Sonuç olarak, zor durumdaki Ermenistan’ın, geçici olarak aldatıcı ülke desteklerine güvenerek saldırgan tutumu, özellikle de sivilleri ve sivil altyapıyı esas alan saldırıları, kendisini geçmişte olduğu gibi gelecekte de büyük problemler karşısında bırakacaktır. Bölge dışından yapılan girişimlerin bu bölgede sorunu büyütmekten başka bir işe yaramadığı açıktır. Ermenilerin işgal ettiği bölgelerde yapmış olduğu katliamlar bellidir. Türkiye, Azerbaycan’a olan desteğini açık bir şekilde ifade etmiştir ve bölgede yayılmacı hiçbir saldırı karşılıksız kalmayacaktır. Tovuz bölgesine yapılan saldırı ile de birlikte değerlendirildiğinde buraya yapılan saldırı, bir anlamda Türkiye’nin kuşatılmasına yönelik olarak değerlendirilmelidir. Türkiye derhal bu saldırıyı kınamıştır. Azerbaycan Ordusu ise misillemede bulunmuş ve en sert şekilde karşılık vermektedir.

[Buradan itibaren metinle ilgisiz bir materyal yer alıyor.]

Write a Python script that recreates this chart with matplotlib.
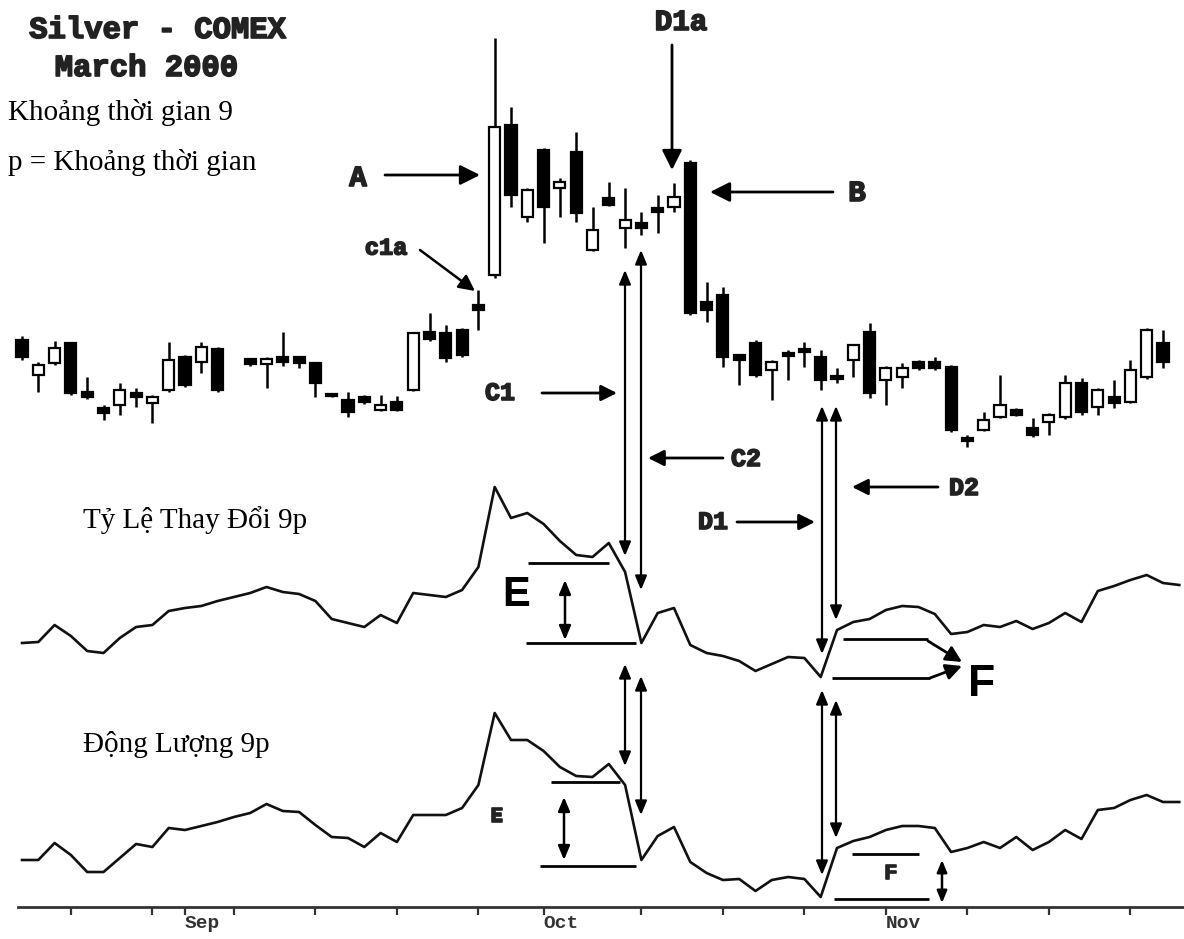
import numpy as np
import matplotlib.pyplot as plt
import matplotlib.patheffects as pe

# Silver - COMEX March 2000, daily bars (index 13 is a holiday gap)
opens = [5.196, 5.126, 5.150, 5.190, 5.092, 5.060, 5.066, 5.090, 5.070, 5.096,
         5.162, 5.152, 5.178, np.nan, 5.158, 5.148, 5.162, 5.162, 5.150, 5.088,
         5.076, 5.082, 5.056, 5.072, 5.096, 5.212, 5.210, 5.216, 5.266, 5.326,
         5.626, 5.442, 5.576, 5.500, 5.572, 5.376, 5.480, 5.420, 5.430, 5.460,
         5.462, 5.550, 5.272, 5.286, 5.166, 5.190, 5.136, 5.170, 5.178, 5.162,
         5.124, 5.156, 5.212, 5.116, 5.122, 5.152, 5.152, 5.142, 5.000, 5.016,
         5.042, 5.056, 5.020, 5.032, 5.042, 5.110, 5.062, 5.082, 5.072, 5.122,
         5.190]
highs = [5.204, 5.152, 5.194, 5.192, 5.122, 5.066, 5.110, 5.100, 5.086, 5.192,
         5.166, 5.192, 5.182, np.nan, 5.160, 5.162, 5.212, 5.164, 5.152, 5.090,
         5.092, 5.086, 5.086, 5.084, 5.212, 5.250, 5.226, 5.220, 5.296, 5.800,
         5.662, 5.500, 5.580, 5.520, 5.612, 5.462, 5.512, 5.500, 5.452, 5.486,
         5.510, 5.556, 5.312, 5.302, 5.168, 5.196, 5.156, 5.176, 5.192, 5.176,
         5.140, 5.188, 5.230, 5.144, 5.150, 5.156, 5.162, 5.146, 5.006, 5.052,
         5.126, 5.060, 5.040, 5.050, 5.126, 5.120, 5.100, 5.116, 5.156, 5.220,
         5.216]
lows = [5.156, 5.092, 5.146, 5.086, 5.078, 5.036, 5.046, 5.062, 5.030, 5.092,
        5.102, 5.130, 5.092, np.nan, 5.144, 5.100, 5.144, 5.140, 5.082, 5.082,
        5.042, 5.068, 5.054, 5.054, 5.094, 5.194, 5.152, 5.162, 5.216, 5.320,
        5.462, 5.432, 5.390, 5.442, 5.432, 5.374, 5.464, 5.380, 5.406, 5.410,
        5.452, 5.246, 5.232, 5.142, 5.106, 5.122, 5.076, 5.116, 5.142, 5.096,
        5.110, 5.122, 5.080, 5.066, 5.100, 5.136, 5.136, 5.012, 4.982, 5.014,
        5.040, 5.044, 5.002, 5.006, 5.038, 5.046, 5.046, 5.060, 5.070, 5.118,
        5.140]
closes = [5.162, 5.146, 5.180, 5.090, 5.082, 5.050, 5.096, 5.082, 5.082, 5.156,
          5.106, 5.182, 5.096, np.nan, 5.148, 5.158, 5.152, 5.150, 5.110, 5.084,
          5.052, 5.072, 5.066, 5.056, 5.210, 5.198, 5.160, 5.166, 5.256, 5.622,
          5.486, 5.496, 5.462, 5.512, 5.450, 5.416, 5.466, 5.436, 5.420, 5.452,
          5.482, 5.250, 5.256, 5.162, 5.156, 5.126, 5.152, 5.164, 5.172, 5.116,
          5.118, 5.186, 5.090, 5.140, 5.140, 5.140, 5.140, 5.016, 4.994, 5.036,
          5.066, 5.046, 5.006, 5.046, 5.110, 5.052, 5.096, 5.070, 5.136, 5.216,
          5.152]

# 9 period rate of change (%) and 9 period momentum ($)
roc9 = [-1.15, -1.10, -0.25, -0.80, -1.55, -1.65, -0.90, -0.35, -0.25, 0.45,
        0.60, 0.70, 0.95, 1.15, 1.35, 1.65, 1.40, 1.30, 0.95, 0.05,
        -0.15, -0.35, 0.25, -0.15, 1.35, 1.25, 1.15, 1.50, 2.65, 6.65,
        5.10, 5.35, 4.80, 3.95, 3.25, 3.15, 3.85, 2.40, -1.15, 0.35,
        0.60, -1.25, -1.65, -1.80, -2.05, -2.55, -2.20, -1.85, -1.90, -2.85,
        -0.50, -0.10, 0.05, 0.50, 0.70, 0.65, 0.30, -0.70, -0.60, -0.25,
        -0.35, -0.05, -0.45, -0.15, 0.35, -0.10, 1.45, 1.70, 2.00, 2.25,
        1.85, 1.75]
mom9 = [-0.040, -0.040, -0.006, -0.030, -0.064, -0.064, -0.036, -0.008, -0.014, 0.024,
        0.020, 0.028, 0.036, 0.046, 0.054, 0.072, 0.058, 0.056, 0.030, 0.006,
        0.004, -0.014, 0.014, -0.004, 0.050, 0.050, 0.050, 0.064, 0.110, 0.254,
        0.200, 0.200, 0.178, 0.146, 0.128, 0.126, 0.152, 0.110, -0.040, 0.008,
        0.026, -0.044, -0.066, -0.080, -0.078, -0.102, -0.080, -0.074, -0.078, -0.114,
        -0.016, -0.002, 0.006, 0.020, 0.028, 0.028, 0.024, -0.024, -0.016, -0.004,
        -0.016, 0.006, -0.020, -0.004, 0.020, 0.002, 0.060, 0.064, 0.080, 0.090,
        0.076, 0.076]

week_ticks = [3, 8, 13, 18, 23, 28, 38, 43, 48, 58, 63, 68]
month_ticks = [10, 32, 53]
month_labels = ['Sep', 'Oct', 'Nov']

W, H = 1184, 939
fig = plt.figure(figsize=(W / 100, H / 100), dpi=100)
fig.patch.set_facecolor('white')
x_lo, x_hi = -22 / 16.3, (W - 22) / 16.3


def panel(top, bottom):
    ax = fig.add_axes([0, 1 - bottom / H, 1, (bottom - top) / H])
    ax.patch.set_alpha(0)
    ax.set_xlim(x_lo, x_hi)
    return ax


ax_p = panel(0, 470)
ax_r = panel(470, 720)
ax_m = panel(720, 907)

# candlesticks
o = np.array(opens)
h = np.array(highs)
l = np.array(lows)
c = np.array(closes)
x = np.arange(len(o))
ok = ~np.isnan(o)
ax_p.vlines(x[ok], l[ok], h[ok], color='black', lw=1.8, zorder=2)
body_col = np.where(c[ok] >= o[ok], 'white', 'black')
ax_p.bar(x[ok], np.abs(c[ok] - o[ok]), bottom=np.minimum(o[ok], c[ok]), width=0.68,
         color=body_col, edgecolor='black', lw=1.6, zorder=3)
ax_p.set_ylim(4.936, 5.876)
ax_p.axis('off')

# indicators
ax_r.plot(np.arange(len(roc9)), roc9, color='#111111', lw=1.9, clip_on=False)
ax_r.set_ylim(-5.0, 7.5)
ax_r.axis('off')

ax_m.plot(np.arange(len(mom9)), mom9, color='#111111', lw=1.9, clip_on=False)
ax_m.set_ylim(-0.134, 0.240)
for s in ['top', 'left', 'right']:
    ax_m.spines[s].set_visible(False)
ax_m.spines['bottom'].set_linewidth(2.0)
ax_m.spines['bottom'].set_color('#333333')
ax_m.spines['bottom'].set_bounds(-0.25, x_hi)
ax_m.set_yticks([])
ax_m.set_xticks(month_ticks)
ax_m.set_xticklabels(month_labels, ha='left', family='Liberation Mono',
                     weight='bold', fontsize=14, color='#333333')
ax_m.set_xticks(week_ticks, minor=True)
ax_m.tick_params(axis='x', which='both', direction='out', length=6, width=1.6,
                 color='#333333', pad=0)

# annotation layer in pixel coordinates
ax_o = fig.add_axes([0, 0, 1, 1])
ax_o.set_xlim(0, W)
ax_o.set_ylim(H, 0)
ax_o.axis('off')
ax_o.patch.set_alpha(0)

thick = [pe.withStroke(linewidth=1.2, foreground='#222222')]
mono = dict(family='Liberation Mono', weight='bold', color='#222222',
            ha='center', va='center', path_effects=thick)
serif = dict(family='Liberation Serif', color='black', va='center', fontsize=21)
sans = dict(family='Liberation Sans', weight='bold', color='black',
            ha='center', va='center')


def arrow(x0, y0, x1, y1, style='-|>,head_length=0.6,head_width=0.3', ms=20, lw=2.0):
    ax_o.annotate('', xy=(x1, y1), xytext=(x0, y0),
                  arrowprops=dict(arrowstyle=style, color='black', lw=lw,
                                  mutation_scale=ms, shrinkA=0, shrinkB=0))


def hline(x0, x1, y, lw=2.0):
    ax_o.plot([x0, x1], [y, y], color='black', lw=lw, solid_capstyle='butt')


ax_o.text(157, 30, 'Silver - COMEX', fontsize=22, **mono)
ax_o.text(146, 68, 'March 2000', fontsize=22, **mono)
ax_o.text(8, 113, 'Khoảng thời gian 9', ha='left', **serif)
ax_o.text(8, 162, 'p = Khoảng thời gian', ha='left', **serif)
ax_o.text(83, 520, 'Tỷ Lệ Thay Đổi 9p', ha='left', **serif)
ax_o.text(83, 745, 'Động Lượng 9p', ha='left', **serif)

# A, B, D1a, c1a
ax_o.text(358, 178, 'A', fontsize=21, **mono)
arrow(385, 175, 480, 175)
ax_o.text(857, 193, 'B', fontsize=21, **mono)
arrow(833, 192, 710, 192)
ax_o.text(681, 22, 'D1a', fontsize=21, **mono)
arrow(672, 45, 672, 170)
ax_o.text(386, 248, 'c1a', fontsize=17, **mono)
arrow(420, 250, 475, 291, style='-|>,head_length=0.6,head_width=0.3', ms=16, lw=1.8)

# C1 / C2 / D1 / D2 labels
ax_o.text(500, 393, 'C1', fontsize=18, **mono)
arrow(542, 393, 617, 393, ms=16)
ax_o.text(746, 459, 'C2', fontsize=18, **mono)
arrow(723, 458, 648, 458, ms=16)
ax_o.text(713, 522, 'D1', fontsize=18, **mono)
arrow(737, 522, 815, 522, ms=16)
ax_o.text(964, 488, 'D2', fontsize=18, **mono)
arrow(938, 487, 852, 487, ms=16)

# vertical divergence arrows
dbl = '<|-|>,head_length=0.6,head_width=0.25'
for xv, y0, y1 in [(625, 270, 556), (641, 250, 590), (625, 664, 766), (641, 676, 815),
                   (822, 406, 654), (836, 406, 620), (822, 690, 875), (836, 700, 838)]:
    arrow(xv, y0, xv, y1, style=dbl, ms=14, lw=1.6)

# E (rate of change)
hline(528, 609, 563)
hline(526, 636, 643)
arrow(565, 580, 565, 640, style=dbl, ms=14, lw=1.8)
ax_o.text(516, 595, 'E', fontsize=30, **sans)

# F (rate of change)
hline(843, 928, 639)
hline(832, 930, 678)
arrow(928, 641, 962, 662, ms=16)
arrow(930, 678, 962, 666, ms=16)
ax_o.text(982, 684, 'F', fontsize=32, **sans)

# E (momentum)
hline(551, 620, 782)
hline(540, 636, 866)
arrow(564, 797, 564, 860, style=dbl, ms=14, lw=1.8)
ax_o.text(497, 816, 'E', fontsize=15, **mono)

# F (momentum)
hline(852, 919, 854)
hline(834, 929, 899)
arrow(942, 860, 942, 903, style=dbl, ms=12, lw=1.8)
ax_o.text(891, 873, 'F', fontsize=15, **mono)

fig.savefig('out.png', dpi=100, facecolor='white')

Azerbaycan Ordusu, Türk Ordusuyla yapmış olduğu işbirliği, teknik yardım ve en önemlisi edindiği savaş kültürü ile taktik ve operatif anlamda bir üstünlük elde etmiştir. Bu durumun giderek stratejik üstünlüğe dönüşeceğine şüphe yoktur. Azerbaycan’ın işgal altındaki topraklarını kurtarma yönünde harekâtı başlamıştır ve er ya da geç başarıya ulaşacağı bellidir. Kritik noktalar teker teker ele geçirilmeye başlanmıştır. Bu harekatın süratle geliştirilerek sonuna kadar devam ettirilmesi sağlanmalıdır. Şüphesiz her alanda kısa sürede başarı beklenemez ve başarı için zorlukları göze almak gerekir. Azerbaycan’ın bu başarısını önlemeye çalışan ülkeler olacaktır. Nitekim AB dahil bazı ülkeler tarafından yapılan açıklamalar BM kararlarını göz ardı ederek sadece çatışmaların durdurulması üzerine yoğunlaşmakta ve Ermenilerin işgal ettiği bölgeleri derhal terk etmesi konusuna değinmekten kaçınmaktadır. Bunun dışında Ermenilerin bu bölgede kullandığı teröristler ve paralı askerlerin bu bölgeyi derhal terk etmesi konusu da önemlidir. Bu kabul edilebilir bir durum değildir. Azerbaycan en üst seviyede BM Güvenlik Konseyi kararları temelinde çözüme hazır olduğunu zaten açıklamıştır. Ermeniler, Güvenlik Konseyi’nin talebi olan işgal ettiği topraklardan derhal çekilmesi kararını kabul etmeli ve Kafkaslar bölgesinde komşularıyla barış temelinde iyi ilişkiler geliştirmeye hazır olmalıdır.